When old sea dogs regaled King James I with tales of the New World, Sir William Alexander listened. He noted New England, New France and New Spain. There was NO New Scotland!
In Victoria Park (Halifax, Nova Scotia), a cairn succinctly states Sir William's accomplishments:
Sir William Alexander Writer Statesman, Colonizer His efforts to create a New Scotland in the New World led to the Royal Charter of Nova Scotia, 1621 Attempts at settlement 1622-3 The creating of the Order of Knight Baronets of Nova Scotia 1624-5 The Coat-of-Arms of Nova Scotia, 1626 and the occupation of Port Royal by Scottish settlers, 1629-32
In 1621, King James granted Sir William territory between New England and Newfoundland as New Scotland (Nova Scotia). The Baronets of Nova Scotia were created, as a settlement scheme.
Nova Scotia (approximately the Maritimes today) was divided into provinces, each sub-divided into dioceses. Each diocese was divided into three counties, then each county into ten Baronies of 16,000 acres each.
Each Baronet paid 1000 merks for his Barony and 2000 merks to maintain six soldiers in the colony for two years.
Under Scots Law, Baronets "take sasine" by receiving symbolic "earth and stone" on the actual land. Part of Edinburgh Castle was deemed granted to Sir William as part of Nova Scotia. The Baronets were installed with "earth and stone" there while standing in Nova Scotia. Each received a badge on an orange ribbon, worn about the neck.
In 1629, Sir William Alexander's son brought 70 settlers to Port Royal and built Charles Fort. When the land was returned to France (1632), the Scots left.

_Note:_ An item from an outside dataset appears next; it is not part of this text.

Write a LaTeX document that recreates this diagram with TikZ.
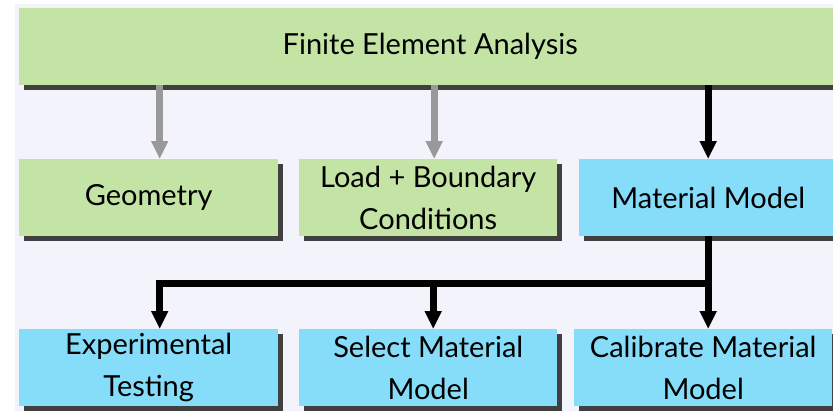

Baronet of Nova Scotia is a hereditary title. They enjoy the privilege of wearing the arms of Nova Scotia as a badge, are addressed as Sir, and place Bt. or Bart. after their names.
Three years after Hon. Angus L. Macdonald, then Premier of Nova Scotia, unveiled a plague at Edinburgh Castle (1953) commemorating Sir William Alexander and Baronets of Nova Scotia, Menstrie Castle (Sir William's birthplace) was scheduled for demolition. Attempts to bring Menstrie Castle to Halifax failed when Scots pleaded that it remain in Scotland.
Scots, many in Nova Scotia, financed restoration of Menstrie Castle and established the Nova Scotia Commemoration Room there.
23 stones from a staircase, of which the Victoria Park cairn is constructed, are all Halifax obtained of the Castle.
Today the Nova Scotia Commemoration Room requires repair and refurbishing. The National Trust for Scotland seeks help from Nova Scotians for renovations.
Boy Scouts to the rescue? Gavin Hay and Gordon Sponagle, both Venture Scouts in Menstrie, came to Nova Scotia in August 1993 to fulfill two requirements of the Duke of Edinburgh Gold Award: a hiking, canoe and biking expedition over 50 miles with other Scouts, and research of historical links between Menstrie and Nova Scotia.
Hon. T. G. D. Galbraith, Parliamentary Secretary of State for Scotland, noted: "If Menstrie castle had to go, it could not have gone to a more beautiful or appropriate place, but I am glad that it has been left standing where it has stood, impregnable, for four centuries."